Thursday, March 13, 2014

Everyone Can Be A Critic: Art vs. The Artist

Are you an artist? I like to consider myself one. The reality? It's still up in the air.

Can you explain your art? I mean can words truly express what you feel when you paint and what you've created?  Do your words make sense? I know when I paint I am frequently in another world. I may take pictures of each stage and can tell you the steps I used ( well maybe), but what I feel? No, not really. With over 1 million words, English doesn't cover every thought and feeling still.

View of Armory Show in 1913, New York City
Reading my latest AMERICAN ARTS QUARTERLY, I was struck by what several writers had written about art. My father-in-law, much to my wife's chagrin, said that those that can't do, teach.  I wonder, does that mean those that can't paint become art critics? If you can't or don't paint, can you truly understand the artistic process? That would be like walking in another's man's shoes. I do believe though that you CAN appreciate art and maybe at a level beyond words.

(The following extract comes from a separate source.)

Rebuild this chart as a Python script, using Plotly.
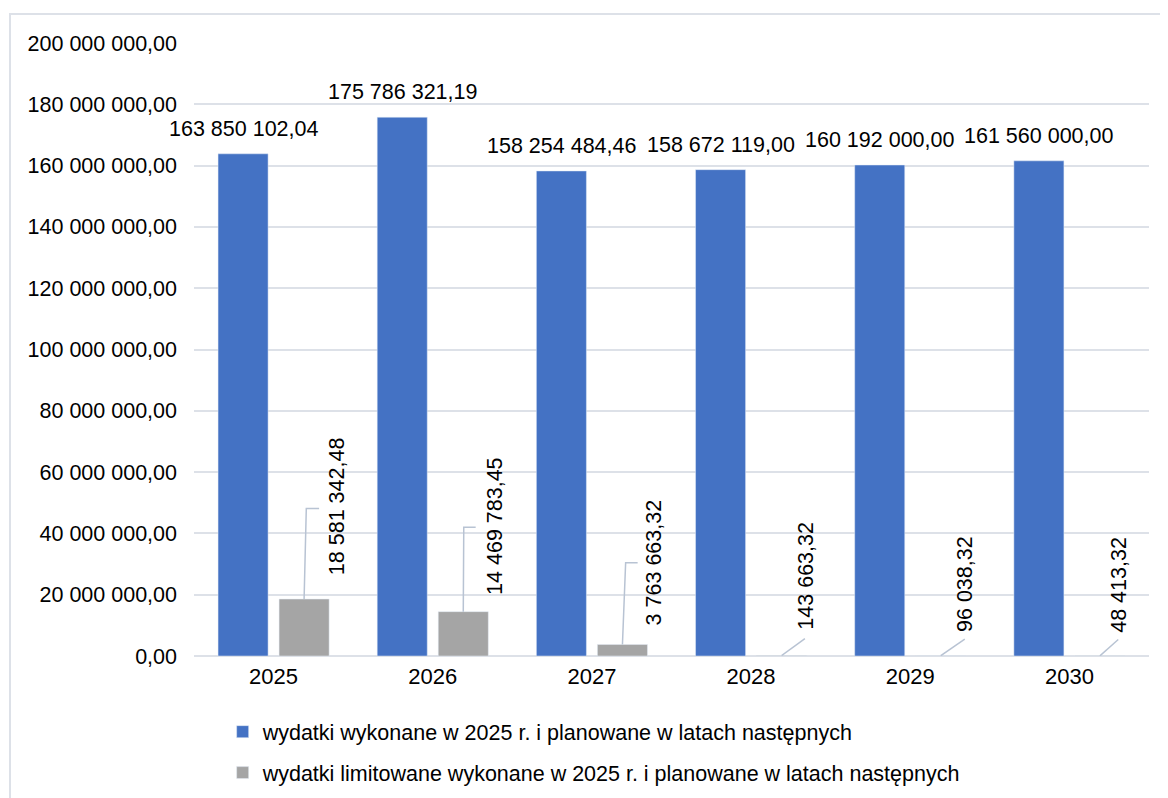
import plotly.graph_objects as go

# ---------------- data ----------------
years = ["2025", "2026", "2027", "2028", "2029", "2030"]
spent_planned = [163850102.04, 175786321.19, 158254484.46, 158672119.00, 160192000.00, 161560000.00]
spent_limited = [18581342.48, 14469783.45, 3763663.32, 143663.32, 96038.32, 48413.32]
name_planned = "wydatki wykonane w 2025 r. i planowane w latach następnych"
name_limited = "wydatki limitowane wykonane w 2025 r. i planowane w latach następnych"
y_max = 200_000_000
y_step = 20_000_000


def pl(v):
    return f"{v:,.2f}".replace(",", " ").replace(".", ",")


# ---------------- style ----------------
FONT = "Liberation Sans, Arial, sans-serif"
FS = 21.5
BLUE = "#4472c4"
GRAY = "#a5a5a5"
GRID = "#dde1e8"
LEADER = "#b8c3d3"
BARGAP = 0.233
GROUPGAP = 0.18
slot = (1 - BARGAP) / 2
off = slot / 2  # offset of each bar centre from the category centre
BODY = 8  # default page margin around the plot div

W, H = 1168 - BODY, 798 - BODY
ML, MT, MR, MB = 194 - BODY, 43 - BODY, 19, 142
PW, PH = W - ML - MR, H - MT - MB

# pixel offsets of the rotated labels of the grey series (manually placed in source)
lab_shift = [(32.5, 92.5), (31.5, 85.5), (32.5, 82), (23.5, 80), (24, 71.5), (19.5, 71.5)]
# leader lines (pixel paths relative to top of grey bar)
leaders = [
    "M0,0 L2.2,90.6 L15,90.6",
    "M0,0 L0.5,84.3 L12.4,84.3",
    "M0,0 L3.2,81.8 L15.2,81.8",
    "M0,0 L23.3,17",
    "M0,0 L24,16.7",
    "M0,0 L18.3,16.3",
]

fig = go.Figure()
fig.add_trace(go.Bar(x=years, y=spent_planned, name=name_planned, marker_color=BLUE,
                     legendgroup="a", hoverinfo="skip"))
fig.add_trace(go.Bar(x=years, y=spent_limited, name=name_limited, marker_color=GRAY,
                     legendgroup="b", hoverinfo="skip"))

annotations = []
shapes = []
for i, (a, b) in enumerate(zip(spent_planned, spent_limited)):
    annotations.append(dict(x=i - off, y=a, xref="x", yref="y", text=pl(a), showarrow=False,
                            xanchor="center", yanchor="bottom", yshift=11,
                            font=dict(family=FONT, size=FS, color="#000000")))
    dx, dy = lab_shift[i]
    annotations.append(dict(x=i + off, y=b, xref="x", yref="y", text=pl(b), showarrow=False,
                            textangle=-90, xanchor="center", yanchor="middle",
                            xshift=dx, yshift=dy,
                            font=dict(family=FONT, size=FS, color="#000000")))
    shapes.append(dict(type="path", xref="x", yref="y", xsizemode="pixel", ysizemode="pixel",
                       xanchor=i + off, yanchor=b, path=leaders[i],
                       line=dict(color=LEADER, width=1.5), layer="above"))

# outer chart border (left & top edges visible, the rest is cut by the frame)
shapes.append(dict(type="rect", xref="paper", yref="paper",
                   x0=(10 - BODY - ML) / PW, x1=1.2, y0=-0.4, y1=1 + (MT - (14 - BODY)) / PH,
                   line=dict(color=GRID, width=2), fillcolor="rgba(0,0,0,0)", layer="below"))

fig.update_layout(
    width=W, height=H,
    margin=dict(l=ML, r=MR, t=MT, b=MB, autoexpand=False),
    paper_bgcolor="white", plot_bgcolor="white",
    font=dict(family=FONT, size=FS, color="#000000"),
    separators=", ",
    barmode="group", bargap=BARGAP, bargroupgap=GROUPGAP,
    showlegend=True,
    legend=dict(orientation="v", x=0.03, xanchor="left", y=-0.09, yanchor="top",
                font=dict(family=FONT, size=FS, color="#000000"),
                traceorder="grouped", tracegroupgap=10,
                bgcolor="rgba(0,0,0,0)"),
    annotations=annotations,
    shapes=shapes,
)
fig.update_xaxes(type="category", range=[-0.5, len(years) - 0.5], autorange=False,
                 showgrid=False, showline=False, ticks="",
                 tickfont=dict(family=FONT, size=FS + 0.5), ticklabelstandoff=5)
fig.update_yaxes(range=[0, y_max], autorange=False, dtick=y_step, tick0=0, tickformat=",.2f",
                 showgrid=True, gridcolor=GRID, gridwidth=1.5,
                 zeroline=True, zerolinecolor=GRID, zerolinewidth=1.5,
                 showline=False, ticks="", ticklabelstandoff=16,
                 tickfont=dict(family=FONT, size=FS))

fig.write_html("out.html")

The lead article, a year late I might add, concerns the 1913 Armory Show in New York City. 1600 pieces of art were displayed, featuring mostly American but many European artists. For many this was the first time they had ever seen what had been happening in Europe since around the 1860's. Art by ALL the usual suspects was there, artists such: George Bellows, Pierre Bonnard, Georges Braque, Brancusi, Mary Cassatt, Paul Cezanne, Camile Corbet, Edgar Degas, Marcel Duchamp, Paul Gauguin, Wassily Kandinsky, Henri Toulouse-Lautrec, Van Gogh, Edward Hopper, Edouard Manet, Henri Rousseau, Georges Rouault, Auguste Rodin, Georges Seurat and James Whistler among others.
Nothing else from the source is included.